#### DATA TO USE

** begin **

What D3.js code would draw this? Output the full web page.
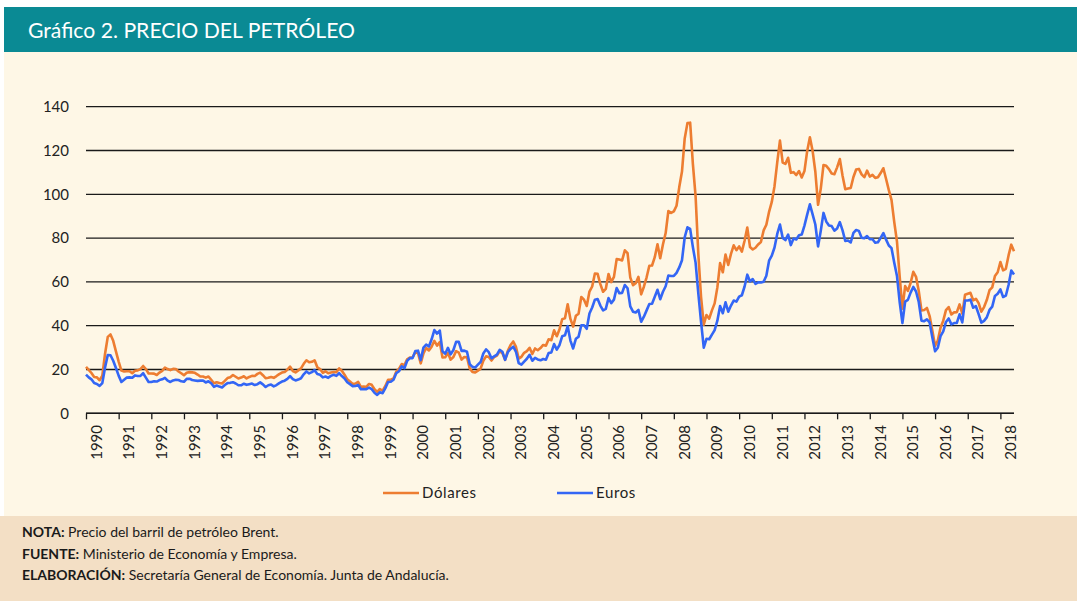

** end **
** begin **

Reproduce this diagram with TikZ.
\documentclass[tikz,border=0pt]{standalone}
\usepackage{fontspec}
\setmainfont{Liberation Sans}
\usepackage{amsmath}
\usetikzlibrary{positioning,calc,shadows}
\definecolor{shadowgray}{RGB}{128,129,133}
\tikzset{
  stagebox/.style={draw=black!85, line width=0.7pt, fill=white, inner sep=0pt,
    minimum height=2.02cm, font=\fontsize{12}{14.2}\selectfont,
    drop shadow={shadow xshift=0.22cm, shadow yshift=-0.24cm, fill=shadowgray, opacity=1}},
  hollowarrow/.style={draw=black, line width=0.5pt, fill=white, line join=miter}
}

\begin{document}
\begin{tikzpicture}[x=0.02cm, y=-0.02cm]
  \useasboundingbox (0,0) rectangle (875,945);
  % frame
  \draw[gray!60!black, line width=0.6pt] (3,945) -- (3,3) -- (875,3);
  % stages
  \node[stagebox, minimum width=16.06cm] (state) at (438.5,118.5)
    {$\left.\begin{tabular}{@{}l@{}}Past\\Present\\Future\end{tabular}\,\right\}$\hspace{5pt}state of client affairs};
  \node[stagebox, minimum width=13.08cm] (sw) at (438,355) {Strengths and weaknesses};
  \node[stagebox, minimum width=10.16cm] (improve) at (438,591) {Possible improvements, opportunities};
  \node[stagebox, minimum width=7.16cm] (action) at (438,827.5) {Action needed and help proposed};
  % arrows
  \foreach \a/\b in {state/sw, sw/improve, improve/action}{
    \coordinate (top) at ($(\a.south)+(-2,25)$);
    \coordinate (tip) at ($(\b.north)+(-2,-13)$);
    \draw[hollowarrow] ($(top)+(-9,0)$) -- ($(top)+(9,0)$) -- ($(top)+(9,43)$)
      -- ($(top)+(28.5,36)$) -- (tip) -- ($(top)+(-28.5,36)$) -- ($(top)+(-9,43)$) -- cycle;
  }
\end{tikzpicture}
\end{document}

** end **
** begin **

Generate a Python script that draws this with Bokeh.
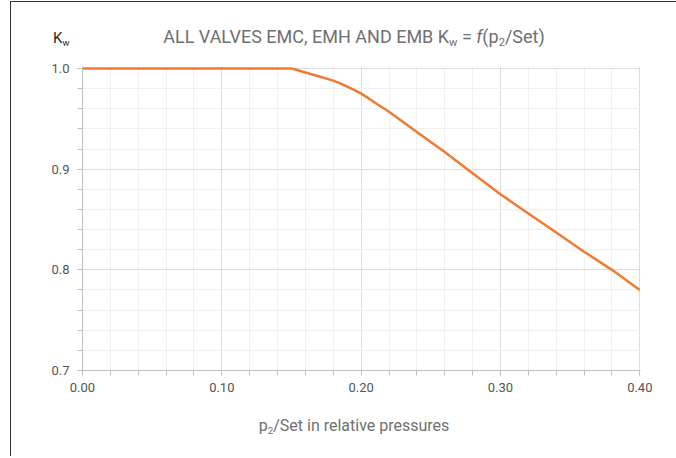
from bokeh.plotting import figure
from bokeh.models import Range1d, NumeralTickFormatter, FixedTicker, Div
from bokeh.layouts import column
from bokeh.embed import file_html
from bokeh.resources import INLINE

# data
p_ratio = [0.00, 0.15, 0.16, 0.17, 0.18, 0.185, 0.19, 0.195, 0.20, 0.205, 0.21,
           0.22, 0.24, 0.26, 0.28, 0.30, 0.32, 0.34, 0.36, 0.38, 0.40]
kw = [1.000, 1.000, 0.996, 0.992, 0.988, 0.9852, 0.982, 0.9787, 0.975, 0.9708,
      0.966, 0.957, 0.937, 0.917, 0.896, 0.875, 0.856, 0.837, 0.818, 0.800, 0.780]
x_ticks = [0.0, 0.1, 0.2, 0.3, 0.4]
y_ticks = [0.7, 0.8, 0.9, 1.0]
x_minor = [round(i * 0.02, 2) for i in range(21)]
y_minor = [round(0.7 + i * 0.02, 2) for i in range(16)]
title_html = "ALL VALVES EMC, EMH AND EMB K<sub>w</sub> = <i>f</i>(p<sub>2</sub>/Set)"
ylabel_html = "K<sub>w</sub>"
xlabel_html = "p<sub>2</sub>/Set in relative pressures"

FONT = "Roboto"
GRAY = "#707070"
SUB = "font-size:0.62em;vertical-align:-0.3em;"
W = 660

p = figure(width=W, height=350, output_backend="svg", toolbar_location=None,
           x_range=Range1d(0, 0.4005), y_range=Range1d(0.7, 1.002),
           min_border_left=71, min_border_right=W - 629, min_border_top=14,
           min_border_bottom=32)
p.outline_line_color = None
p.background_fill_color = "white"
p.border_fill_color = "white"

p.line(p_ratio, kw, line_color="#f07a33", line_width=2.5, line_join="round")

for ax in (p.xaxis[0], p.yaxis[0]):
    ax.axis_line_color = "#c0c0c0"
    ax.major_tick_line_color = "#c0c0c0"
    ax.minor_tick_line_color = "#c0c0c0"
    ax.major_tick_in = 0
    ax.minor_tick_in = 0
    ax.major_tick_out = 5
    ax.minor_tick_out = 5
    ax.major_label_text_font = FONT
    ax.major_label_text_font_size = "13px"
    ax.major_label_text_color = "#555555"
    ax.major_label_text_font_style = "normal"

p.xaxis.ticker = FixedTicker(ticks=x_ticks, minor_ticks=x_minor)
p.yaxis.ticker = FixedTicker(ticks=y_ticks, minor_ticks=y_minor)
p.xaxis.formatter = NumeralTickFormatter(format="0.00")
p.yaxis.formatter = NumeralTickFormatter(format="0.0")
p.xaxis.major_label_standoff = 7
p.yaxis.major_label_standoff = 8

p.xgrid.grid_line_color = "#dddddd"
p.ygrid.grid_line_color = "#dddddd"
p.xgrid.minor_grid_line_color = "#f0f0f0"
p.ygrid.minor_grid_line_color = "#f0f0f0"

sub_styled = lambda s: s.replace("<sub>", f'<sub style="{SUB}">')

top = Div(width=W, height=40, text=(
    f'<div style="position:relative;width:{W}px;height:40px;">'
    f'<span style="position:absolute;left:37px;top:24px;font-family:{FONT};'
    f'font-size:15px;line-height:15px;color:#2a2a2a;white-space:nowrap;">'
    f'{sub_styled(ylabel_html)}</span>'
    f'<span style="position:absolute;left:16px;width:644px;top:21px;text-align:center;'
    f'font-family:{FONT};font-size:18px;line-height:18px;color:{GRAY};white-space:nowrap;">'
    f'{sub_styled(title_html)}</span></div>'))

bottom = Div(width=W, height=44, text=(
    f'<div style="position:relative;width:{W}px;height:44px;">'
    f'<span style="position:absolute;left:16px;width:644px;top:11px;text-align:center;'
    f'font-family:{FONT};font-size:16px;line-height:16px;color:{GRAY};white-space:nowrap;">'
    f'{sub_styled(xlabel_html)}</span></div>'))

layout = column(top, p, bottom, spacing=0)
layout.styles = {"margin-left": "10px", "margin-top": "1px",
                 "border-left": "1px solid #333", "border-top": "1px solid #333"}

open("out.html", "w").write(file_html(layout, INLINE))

** end **

#### INSTRUCTIONS TO FOLLOW
Take only the lines above from the one that has "Generate a Python" through the one that has "from bokeh.resources import INLINE" and reproduce them exactly, omitting any pictures.

#### FULL SOLUTION
Generate a Python script that draws this with Bokeh.
from bokeh.plotting import figure
from bokeh.models import Range1d, NumeralTickFormatter, FixedTicker, Div
from bokeh.layouts import column
from bokeh.embed import file_html
from bokeh.resources import INLINE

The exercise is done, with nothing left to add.